Dans la boue de la «jungle» de Norrent-Fontes, près de Béthune (Pas-de-Calais), les Erythréens Ephrem, 23 ans, comptable, Tesfaye, 30 ans, ouvrier du bâtiment, David, 26 ans, étudiant en anglais, Mansour, 40 ans, commerçant, et le Soudanais Abdallah, 40 ans, chauffeur routier du Darfour, espèrent tous l'asile, mais pas en France. La quasi-totalité des 150 Erythréens, Soudanais, Ethiopiens du campement, à deux pas d'une aire d'autoroute vers Calais, tentent leur chance les nuits dans les camions pour l'Angleterre. «J'aurai plus d'opportunités de travail, je parle déjà l'anglais, dit David. Ici, en attendant d'apprendre la langue, comment je pourrais survivre, m'acheter à manger, trouver un toit, payer les habits ?» On lui apprend qu'un demandeur d'asile a droit à environ 300 euros par mois. «Ce n'est pas assez. Je dois travailler, tout de suite.» C'est interdit pour les demandeurs d'asile en France. Pareil au Royaume-Uni, mais là-bas, le travail au noir est moins traqué et on a un toit quand on arrive. En France, c'est une chance sur trois.
Gadoue. Ephrem connaît des demandeurs d'asile érythréens à la rue ici, et pour lui aussi la France, c'est non, d'autant qu'«on n'a pas les papiers assez vite». Les Britanniques ont accéléré le processus d'examen des demandes il y a cinq ans : «Le gouvernement affirme que pour les cas les plus simples à traiter, il se fixe un délai de six mois», indique le Refugee Council, association d'aide aux réfugiés au Royaume-Uni. Certains obtiennent une réponse en deux semaines, d'autres en deux mois. Mais selon le Refugee Council, cela peut encore prendre des années. Alors qu'en France, soupire Abdallah, «on connaît des gens qui attendent depuis sept mois dans la "jungle" leur premier rendez-vous». Tesfaye se tâte : pourquoi pas l'Allemagne ? «C'est peut-être un peu mieux que la France…» assure le jeune homme qui campe dans la gadoue avec sa petite amie, rencontrée en Grèce, érythréenne aussi. Elle était enceinte, elle a perdu son bébé. Elle a encore des douleurs, et les nuits sont rudes dans les camions. Mansour, Erythréen qui attend la première occasion pour faire venir sa femme et ses deux enfants bloqués au Soudan, se demande s'il ne devrait pas tenter la Suède. «Si j'ai assez d'habits chauds.»
«Ils ne vous disent pas tout», dit Sami, 27 ans, visage d'ange.
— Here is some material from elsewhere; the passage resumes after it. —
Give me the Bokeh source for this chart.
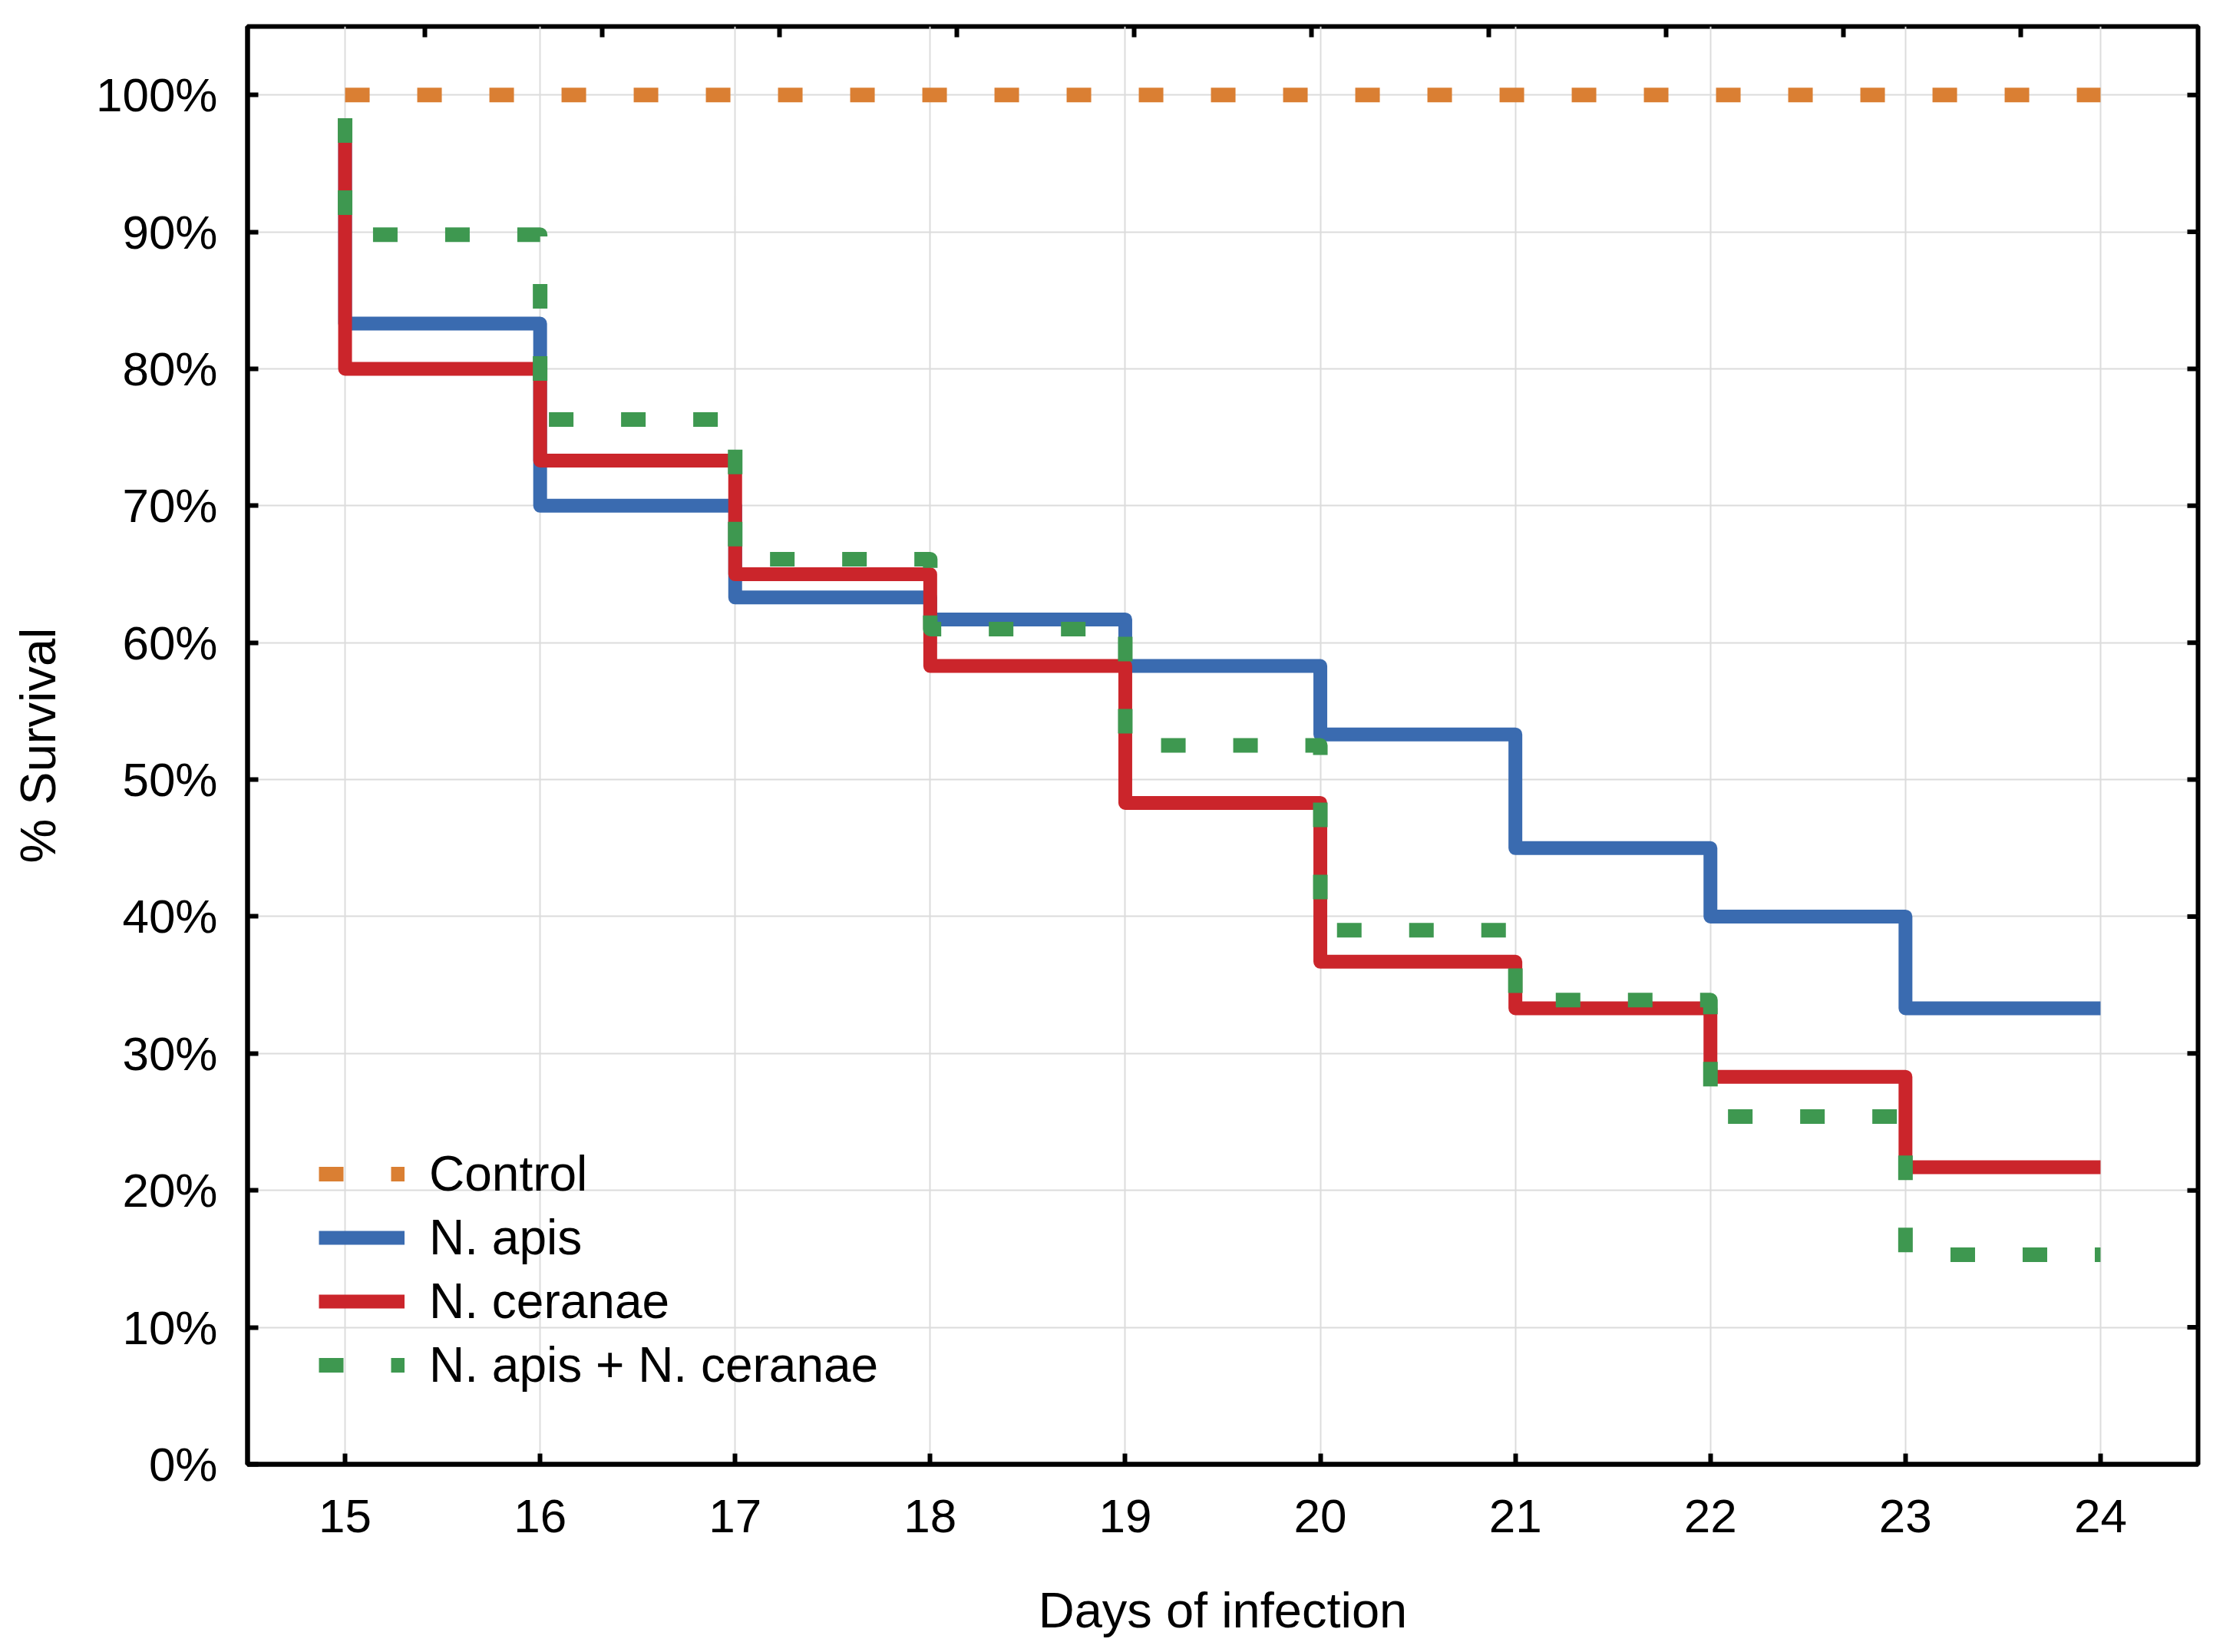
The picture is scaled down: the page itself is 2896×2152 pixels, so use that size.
import math
from bokeh.plotting import figure
from bokeh.models import FixedTicker, Range1d, Legend, LegendItem
from bokeh.embed import file_html
from bokeh.resources import INLINE

# ---- data ----
days = [15, 16, 17, 18, 19, 20, 21, 22, 23, 24]
start_level = 98.3
control = [100, 100, 100, 100, 100, 100, 100, 100, 100, 100]
n_apis = [83.3, 70.0, 63.3, 61.7, 58.3, 53.3, 45.0, 40.0, 33.3]
n_ceranae = [80.0, 73.3, 65.0, 58.3, 48.3, 36.7, 33.3, 28.3, 21.7]
n_both = [89.8, 76.3, 66.1, 61.0, 52.5, 39.0, 33.9, 25.4, 15.3]

series_names = ["Control", "N. apis", "N. ceranae", "N. apis + N. ceranae"]
colors = ["#DA7F33", "#3A6BB0", "#CB252B", "#3E9850"]

x_ticks = days
y_ticks = [0, 10, 20, 30, 40, 50, 60, 70, 80, 90, 100]
y_tick_labels = ["0%", "10%", "20%", "30%", "40%", "50%", "60%", "70%", "80%", "90%", "100%"]

FONT = "Liberation Sans"

x_range = Range1d(14.5, 24.5)
y_range = Range1d(0, 105)
top_ticks = [x_range.start + k * (x_range.end - x_range.start) / 11 for k in range(1, 11)]

p = figure(width=2880, height=2136, x_range=x_range, y_range=y_range,
           output_backend="svg", toolbar_location=None,
           min_border_left=322, min_border_right=17, min_border_top=34, min_border_bottom=227)
p.background_fill_color = "white"
p.border_fill_color = "white"
p.outline_line_color = "black"
p.outline_line_width = 6


def km_xy(vals):
    xs = [days[0]] + days
    ys = [start_level] + vals + [vals[-1]]
    return xs, ys


renderers = []
r0 = p.line([days[0], days[-1]], [control[0], control[-1]], line_color=colors[0], line_width=19,
            line_dash="32 62", line_cap="butt")
renderers.append(r0)
for vals, col, dash in [(n_apis, colors[1], "solid"), (n_ceranae, colors[2], "solid"),
                        (n_both, colors[3], "32 62")]:
    xs, ys = km_xy(vals)
    r = p.step(xs, ys, mode="after", line_color=col, line_width=19 if dash != "solid" else 18,
               line_dash=dash, line_join="round", line_cap="butt")
    renderers.append(r)

# inward ticks on the top and right frame edges (no labels)
p.scatter(x=top_ticks, y=[y_range.end] * len(top_ticks), marker="dash", angle=math.pi / 2,
          size=28, line_color="black", line_width=6)
p.scatter(x=[x_range.end] * (len(y_ticks) - 1), y=y_ticks[1:], marker="dash",
          size=28, line_color="black", line_width=6)

# axes
xb = p.xaxis[0]
xb.ticker = FixedTicker(ticks=x_ticks)
yl = p.yaxis[0]
yl.ticker = FixedTicker(ticks=y_ticks)
yl.major_label_overrides = {t: l for t, l in zip(y_ticks, y_tick_labels)}

for ax in (xb, yl):
    ax.axis_line_color = "black"
    ax.axis_line_width = 6
    ax.major_tick_line_color = "black"
    ax.major_tick_line_width = 6
    ax.major_tick_in = 14
    ax.major_tick_out = 0
    ax.minor_tick_line_color = None
    ax.major_label_text_font = FONT
    ax.major_label_text_font_size = "62px"
    ax.major_label_text_color = "black"
    ax.axis_label_text_font = FONT
    ax.axis_label_text_font_size = "65px"
    ax.axis_label_text_font_style = "normal"
    ax.axis_label_text_color = "black"

xb.axis_label = "Days of infection"
xb.major_label_standoff = 46
xb.axis_label_standoff = 62
yl.axis_label = "% Survival"
yl.major_label_standoff = 39
yl.axis_label_standoff = 36

p.xgrid.ticker = FixedTicker(ticks=x_ticks)
p.ygrid.ticker = FixedTicker(ticks=y_ticks)
p.xgrid.grid_line_color = "#dcdcdc"
p.ygrid.grid_line_color = "#dcdcdc"
p.xgrid.grid_line_width = 2
p.ygrid.grid_line_width = 2

legend = Legend(items=[LegendItem(label=n, renderers=[r]) for n, r in zip(series_names, renderers)],
                location=(93, 92))
legend.padding = 0
legend.margin = 0
legend.spacing = 9
legend.glyph_width = 112
legend.glyph_height = 70
legend.label_height = 70
legend.label_standoff = 32
legend.label_text_font = FONT
legend.label_text_font_size = "64px"
legend.label_text_color = "black"
legend.background_fill_alpha = 0
legend.border_line_alpha = 0
p.add_layout(legend, "center")

open("out.html", "w").write(file_html(p, INLINE))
Lui est là depuis plus de trois mois. Il refuse de parler de lui, il ne dit pas son vrai nom, ni son métier, mais il veut résumer ce que certains n'ont pas la force de raconter. «Ils ne vous ont pas dit qu'après cinq ans, dix ans de prison, ou de conscription, ou de travail forcé en Erythrée, ils sont pressés de vivre, de ne plus être séparés de leur famille, de retrouver le frère qu'ils n'ont pas vu depuis dix ans, de démarrer une vie très vite. Ils ne veulent pas passer deux ans à apprendre une langue, des mois à vivre dehors, perdre du temps à attendre des papiers», explique-t-il. Oui, mais le danger ? Les risques du passage en Angleterre ? A Calais, douze personnes sont mortes depuis juin. Le dernier, probablement un Syrien, a été électrocuté au tunnel jeudi soir.
Snipers. Sami hausse les épaules. «On vient de pays dangereux. Pour quelqu'un qui vit dans un pays sûr, ça semble inimaginable, mais eux, ils ont quitté l'enfer. Ils ont vu des gens mourir. Ils ont failli perdre la vie plusieurs fois. D'abord à la frontière érythréenne, abattus par les snipers du régime. Ils ont failli mourir dans le désert, dans les prisons libyennes, en mer. Maintenant les poissons de la Méditerranée se nourrissent de corps humains. Ils pensaient avoir une chance sur deux de mourir en route. La dernière étape, ils s'en fichent.» Sami continue : «Ils ne se sont pas dits "et si on allait faire un tour en Europe", ils se sont enfuis. Imaginez que quelqu'un vous tire dessus, là, tout de suite, qu'est-ce que vous faites ? Vous courez. Vous ne regardez pas où vos pieds se posent. Nous, on fait pareil. Pendant que les autres humains dorment, la nuit, on est dans des camions. On vit d'espoir. On n'est pas en France pour rester, on est là parce que la France est à la porte de l'Angleterre.»